## ROWS
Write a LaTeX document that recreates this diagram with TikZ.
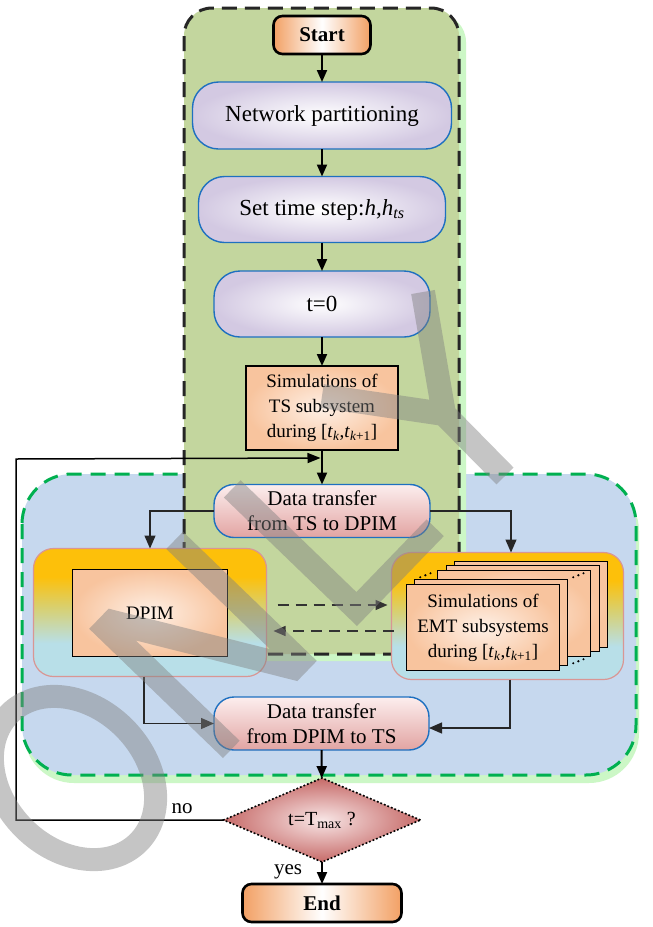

...

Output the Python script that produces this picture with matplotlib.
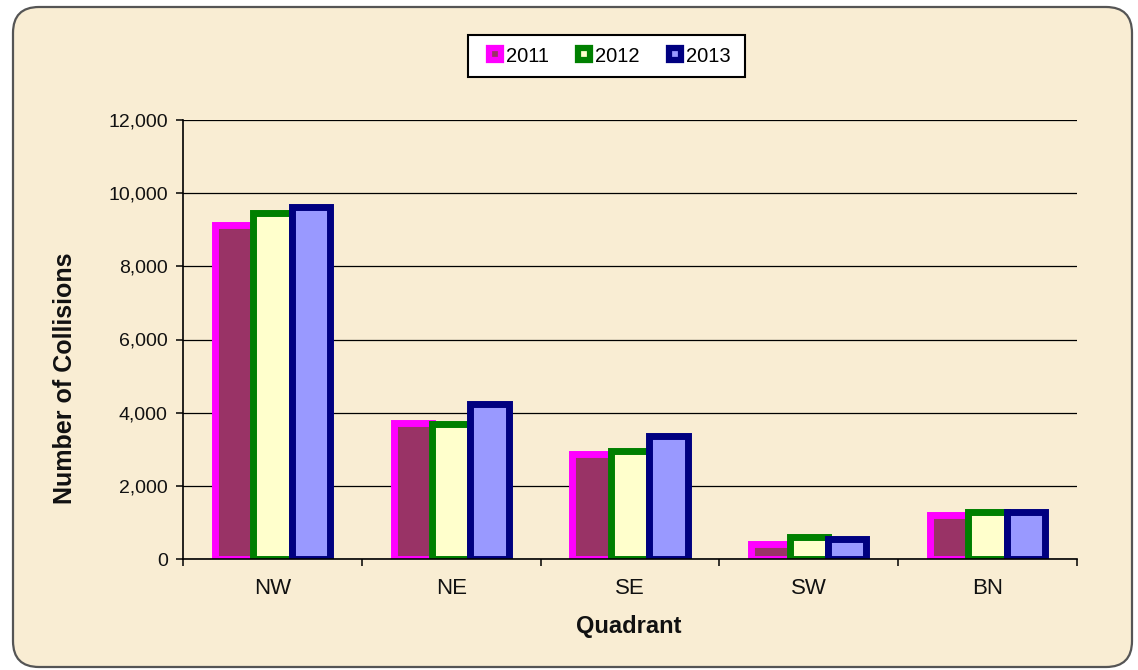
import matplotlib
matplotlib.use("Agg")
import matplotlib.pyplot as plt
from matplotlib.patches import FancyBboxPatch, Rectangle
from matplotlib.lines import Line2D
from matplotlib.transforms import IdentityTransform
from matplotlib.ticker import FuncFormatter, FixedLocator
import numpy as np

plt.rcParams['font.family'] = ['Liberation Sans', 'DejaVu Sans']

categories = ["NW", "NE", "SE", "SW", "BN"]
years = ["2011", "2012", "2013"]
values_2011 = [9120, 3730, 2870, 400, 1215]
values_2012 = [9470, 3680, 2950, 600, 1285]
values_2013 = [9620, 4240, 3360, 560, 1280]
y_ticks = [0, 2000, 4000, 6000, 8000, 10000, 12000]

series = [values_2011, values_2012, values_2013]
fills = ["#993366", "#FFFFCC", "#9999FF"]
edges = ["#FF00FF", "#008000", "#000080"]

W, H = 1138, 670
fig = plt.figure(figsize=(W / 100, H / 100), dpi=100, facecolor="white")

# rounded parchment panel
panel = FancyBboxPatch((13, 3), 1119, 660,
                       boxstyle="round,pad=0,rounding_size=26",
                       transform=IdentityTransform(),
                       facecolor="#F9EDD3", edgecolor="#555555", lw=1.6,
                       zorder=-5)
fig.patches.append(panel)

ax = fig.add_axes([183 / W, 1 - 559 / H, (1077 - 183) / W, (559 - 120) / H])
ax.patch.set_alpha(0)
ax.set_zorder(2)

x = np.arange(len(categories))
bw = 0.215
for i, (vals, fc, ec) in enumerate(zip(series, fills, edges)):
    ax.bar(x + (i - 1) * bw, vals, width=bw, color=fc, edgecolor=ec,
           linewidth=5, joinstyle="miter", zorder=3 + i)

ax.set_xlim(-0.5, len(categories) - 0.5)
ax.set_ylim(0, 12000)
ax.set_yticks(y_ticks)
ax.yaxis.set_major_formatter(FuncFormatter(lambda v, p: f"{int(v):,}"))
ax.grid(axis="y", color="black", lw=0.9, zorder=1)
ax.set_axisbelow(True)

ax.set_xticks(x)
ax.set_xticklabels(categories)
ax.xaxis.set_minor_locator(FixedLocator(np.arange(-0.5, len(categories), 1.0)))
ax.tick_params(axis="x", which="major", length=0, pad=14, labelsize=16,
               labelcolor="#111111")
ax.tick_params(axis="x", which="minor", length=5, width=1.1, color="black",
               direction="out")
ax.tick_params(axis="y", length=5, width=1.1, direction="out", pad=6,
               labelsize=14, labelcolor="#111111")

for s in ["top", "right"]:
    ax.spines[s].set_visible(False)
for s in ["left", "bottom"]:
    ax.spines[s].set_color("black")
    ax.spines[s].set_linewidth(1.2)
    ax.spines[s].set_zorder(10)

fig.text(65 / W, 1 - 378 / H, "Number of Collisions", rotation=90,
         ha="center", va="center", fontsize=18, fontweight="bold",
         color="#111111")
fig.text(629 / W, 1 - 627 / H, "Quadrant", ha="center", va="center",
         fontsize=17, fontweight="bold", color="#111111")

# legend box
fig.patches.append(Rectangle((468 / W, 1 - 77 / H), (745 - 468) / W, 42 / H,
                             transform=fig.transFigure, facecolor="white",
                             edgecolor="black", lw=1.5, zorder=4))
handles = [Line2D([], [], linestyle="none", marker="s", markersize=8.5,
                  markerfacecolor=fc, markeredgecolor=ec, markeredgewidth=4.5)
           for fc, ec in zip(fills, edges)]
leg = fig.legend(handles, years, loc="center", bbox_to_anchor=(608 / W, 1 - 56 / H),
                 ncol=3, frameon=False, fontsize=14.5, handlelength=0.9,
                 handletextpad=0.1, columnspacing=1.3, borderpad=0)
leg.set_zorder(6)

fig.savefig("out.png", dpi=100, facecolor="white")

## AIM
Above are the records. Identify each line that contains the word "matplotlib".

## TASK OUTPUT
Output the Python script that produces this picture with matplotlib.
import matplotlib
matplotlib.use("Agg")
import matplotlib.pyplot as plt
from matplotlib.patches import FancyBboxPatch, Rectangle
from matplotlib.lines import Line2D
from matplotlib.transforms import IdentityTransform
from matplotlib.ticker import FuncFormatter, FixedLocator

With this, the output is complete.